X-Newsreader: Forte Free Agent 1.21/32.243
Date: Thu, 19 Sep 2002 17:35:58 GMT
NNTP-Posting-Date: Thu, 19 Sep 2002 11:35:58 MDT
Organization: Shaw Residential Internet
On 17 Sep 2002 18:24:29 -0700, firstname.lastname@example.org (Dr. M Gani)
> So if anyone has
>experience of designing keyboards, please discuss how the keyboard
>sends signals to the computer. If (as I suspect) this is too elmentary
>and boring stuff for this board, please advise me privately. Also,
>please let me know if you can design a new keyboard with, say, 56
>character keys, each of which will generate 4 different characters (eg
>with pressing the key, shift+key, specialkey1+key and
>specialkey2+key). I know I can press (alt+ASCII number) to generate
>any character, but I find this user-hostile.
If I may restate Mr. Gani's question, the solution he is seeking is to
create a keyboard to output foreign language characters that extend
way beyond the English alphanumeric character set.
I am Chinese but can't read or write Chinese. I was pretty impressed
when I met someone who could type Chinese characters into Chinese
language word processing program as fast as one would touch type in
English and using a standard 101 keyboard too.
To read a Chinese newspaper 2000 characters suffice. The full Chinese
character set exceeds 80,000. It is funny how that person tried to
explain to me that it is as easy as ABC and I couldn't get how she
found that easy at all. How does one remember the complex keystroke
combinations so well described by Mr. Gani.
Anyway this is how the Chinese character word processor works. Pinyin
is Chinese written in romanized form and popularized to speed up
literacy in China. Thus standardized spellings in the English
alphabet have been assigned to each Chinese character. You can see
examples of this in pictures with propaganda banners and in advert
billboards. By now all literate Chinese can read Pinyin although most
prefer to use the simplified Chinese character set that has fewer
brush strokes than the traditional characters. Chinese is a tonal
language, therefore one alpha spelling may represent quite different
words. However, if you know Chinese (the Beijing dialect adopted as
the national language) a pinyin spelling is clear in its meaning when
taken in context of the whole sentence.
So the Pinyin spelling is typed using a standard 101 keyboard. Up
pops in a sidebar the six most commonly used Chinese characters
assigned to that spelling. Key in the number corresponding to the
letter desired and the Chinese character appears on the document. If
the desired character is not in the first block of six the typist
calls up the next block of characters and so on.

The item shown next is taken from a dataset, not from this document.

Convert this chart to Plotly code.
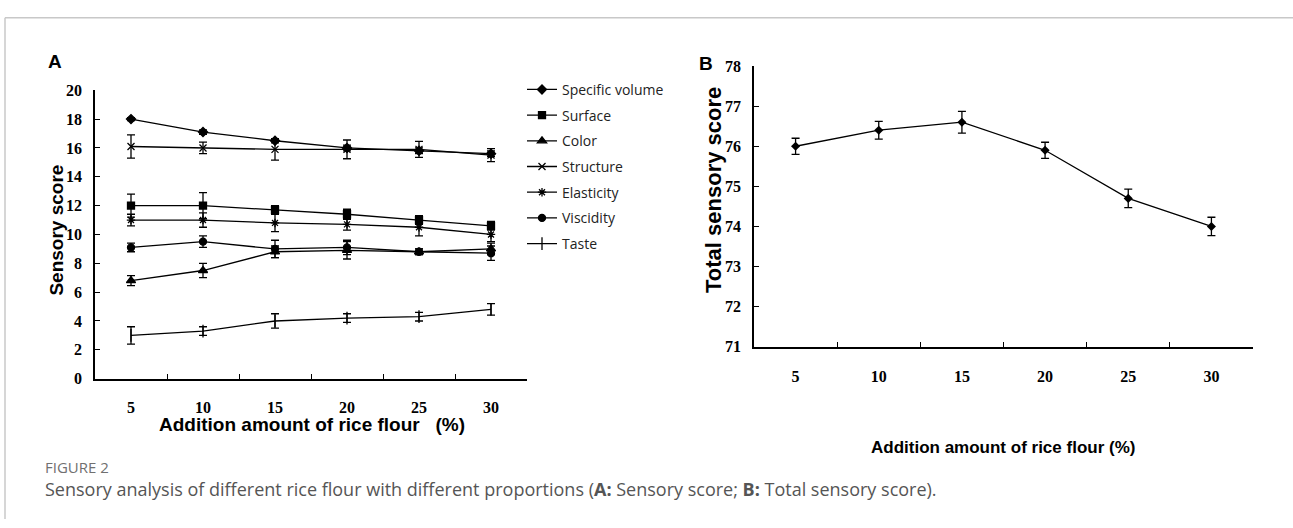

Two assumptions. First the typist must already know the Chinese
language and the traditional (or simplified) character set. Second,
she should know Pinyin. If she does not, knowing the approximate
spelling should get her there with a minimum number of possible
alternative spelling searches.
Perhaps Mr. Gani should consider a similar software solution to keying
in his language character set. Possibly he may have to introduce a
romanized form of the language first.